Designing an Authentication and Authorization Strategy

What are the key steps to designing an effective authentication and authorization strategy?  The keys are knowing your user stores, role stores, and who need to access what or perform which operations.   In this post, I share the approaches we've used in two of our patterns & practices guides.  These are the approaches we've used to help customers design successfully design their authentication and authorization approaches.

Designing an Authentication and Authorization Strategy - v1
When we first wrote Building Secure ASP.NET Applications, here's the meta-process we came up with for working through your authentication and authorization strategies:

  1. Identify resources
  2. Choose an authorization strategy
  3. Choose the identities used for resource access
  4. Consider identity flow
  5. Choose an authentication approach
  6. Decide how to flow identity

For elaboration, see Authentication and Authorization.

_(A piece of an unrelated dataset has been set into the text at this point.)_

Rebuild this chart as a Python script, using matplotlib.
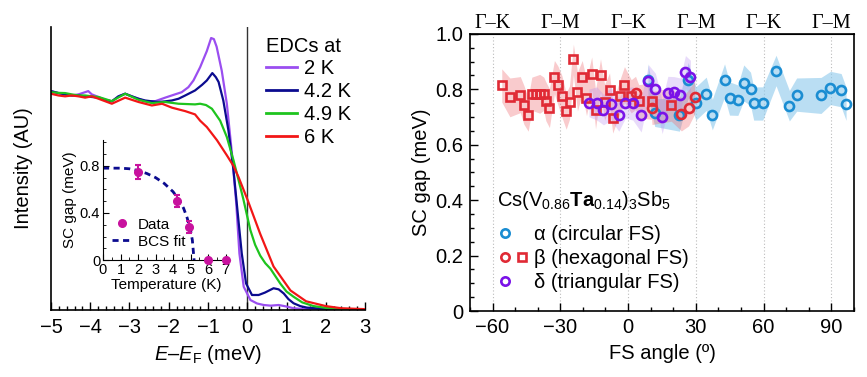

Designing an Authentication and Authorization Strategy - v2
When we recently wrote Improving Web Application Security, we made some revisions:

  1. Identify your user stores.
  2. Identify your role stores.
  3. Identify resources you need to access and operations you need to perform.
  4. Identify which identities need to access the resources and perform the operations.
  5. Choose your authentication and authorization strategies.

Personally, I've found it really cuts to the chase if you start with your user stores and role stores, since they tend to be somewhat fixed. 

Identities
When you think through the identities, I've found it helpful to think in terms of who needs to access which resources or perform which actions.  Consider the following:

  • Original caller
  • Process identity
  • Service account
  • Custom identity
  • Role

Resource Types
When you think through the resource types, I find it helpful to think in terms of:

  • System
  • Application
  • User

Authorization Strategies
When thinking through the authorization strategies, I find it helpful to consider:

  • Role-based
  • Resource-based
  • Operation-based

Resource Access Patterns
When thinking through the resource access patterns, I find it helpful to consider:

  • Trusted subsystem model
  • Impersonation/delegation model

Designing authentication and authorization can be a gnarly topic.  I hope the scaffolding above helps you find a path that works for you.